İş Hukukunda işçinin bir işverene ait işyerinde çalıştığı halde başka bir işveren işçisi sayılabilmesi sınırlı hallerde mümkün olabilir. İşçinin asıl işverenden alınan iş kapsamında usulüne uygun olarak alt işveren işçisi olarak çalıştırılması halinde asıl işverene ait işyerinde bağımsız şekilde örgütlenen alt işveren işçisi olarak çalışma söz konusu olabilir. Geçici (ödünç) iş ilişkisinde ise işçi belli bir süre iş görme edimini başka bir işverene ait işyerinde diğer işverene karşı yerine getirmektedir. Davalı Bakanlık tarafından diğer davalı Okul Aile Birliğine verilen bir iş olmadığı için davalılar arasında asıl işveren alt işveren ilişkisi bulunmamaktadır.
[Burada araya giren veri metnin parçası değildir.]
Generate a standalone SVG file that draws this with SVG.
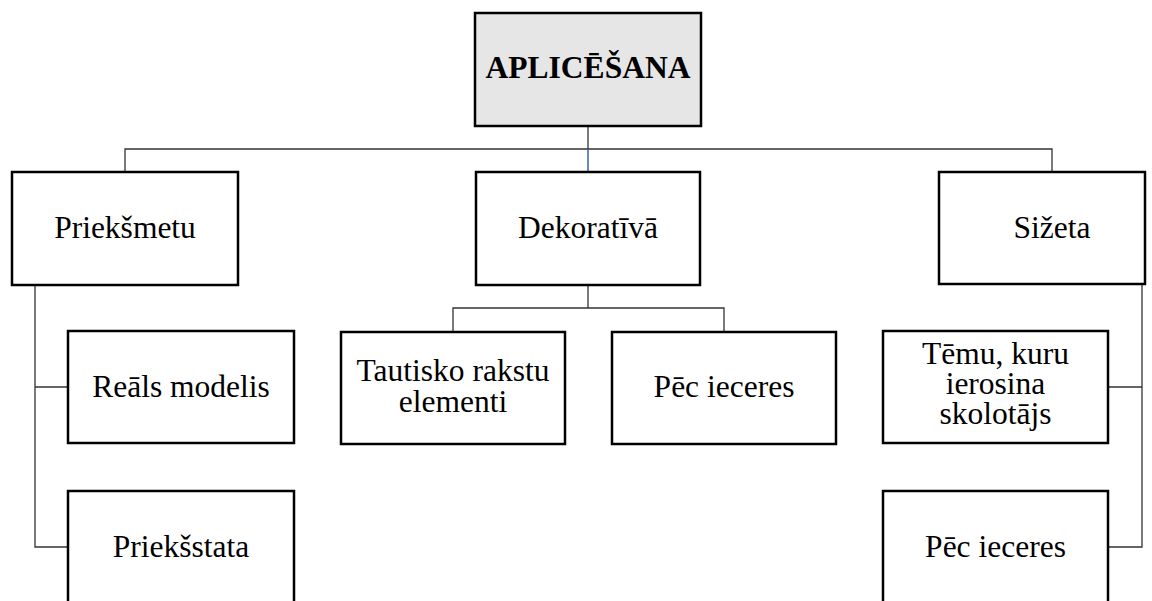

Yine, uyuşmazlık konusu olayda geçici iş ilişkisinin unsurları da gerçekleşmemiştir.

Özellikle gurup şirketlerinde ortaya çıkan bir çalışma biçiminde işçilerin bir kısmı aynı anda birden fazla işverene ve birlikte hizmet vermektedirler. Daha çok yönetim organizasyonu kapsamında birbiriyle bağlantılı olan bu işverenler, aynı binalarda hizmet verebilmekte ve bir kısım işçiler iş görme edimini birden fazla işverene karşı yerine getirmektedir. Bu hizmetlerin, her bir işveren yönünden kısmi süreli iş ilişkisinin varlığına imkan verecek şekilde ayrıştırılması da mümkün değilse, “ birlikte istihdam” olarak adlandırılabilecek bir çalışma şeklinden söz edilebilecektir. Tüm şirketlerin idare müdürlüğünün aynı şahıs tarafından yapılması, şirketlerin birlikte kullandığı binanın girişinde verilen güvenlik hizmetleri, ulaşım, temizlik, kafeterya ve yemek hizmetlerinin yine tüm işverenlere karşı verilmiş olması buna örnek olarak gösterilebilir. Bu gibi bir ilişkide, işçi ile birden fazla işveren arasında tek bir iş ilişkisi vardır. Ücretin işverenlerin biri ya da birkaçı tarafından ödenmesi veya sosyal sigortalar priminin başka bir işverence yatırılması mümkündür.

Davacı işçi yönünden ücret ve primler davalı Okul Aile Birliği tarafından yatırılmış olsa da, iş görme edimi her iki davalı işverene karşı yerine getirilmiştir. Davalılar arasında davacı işçinin çalıştırılması noktasında amaç ve menfaatte birlik söz konusudur. Davacının iş görme ediminin her bir işveren yönünden kısmi süreli iş ilişkisi biçimde ayrıştırılması da mümkün değildir. Davacı aynı anda aynı işverenlere karşı iş görme edimini yerine getirmiştir. Bu bakımdan taraflar arasında birlikte istihdam olarak adlandırılabilecek bir ilişkinin varlığı kabul edilmelidir. Buna göre davaya konu işçilik alacaklarından her iki davalının müşterek müteselsil sorumluluğuna gidilmesi gerekirken, davalı Bakanlık yönünden husumet yokluğu sebebiyle davanın reddi hatalı olup kararın bu yönden bozulması gerekmiştir.

SONUÇ: Temyiz olunan kararın yukarıda yazılı sebepten BOZULMASINA, peşin alınan temyiz harcının istek halinde ilgiliye iadesine, 03.02.2009 gününde oyçokluğu ile karar verildi.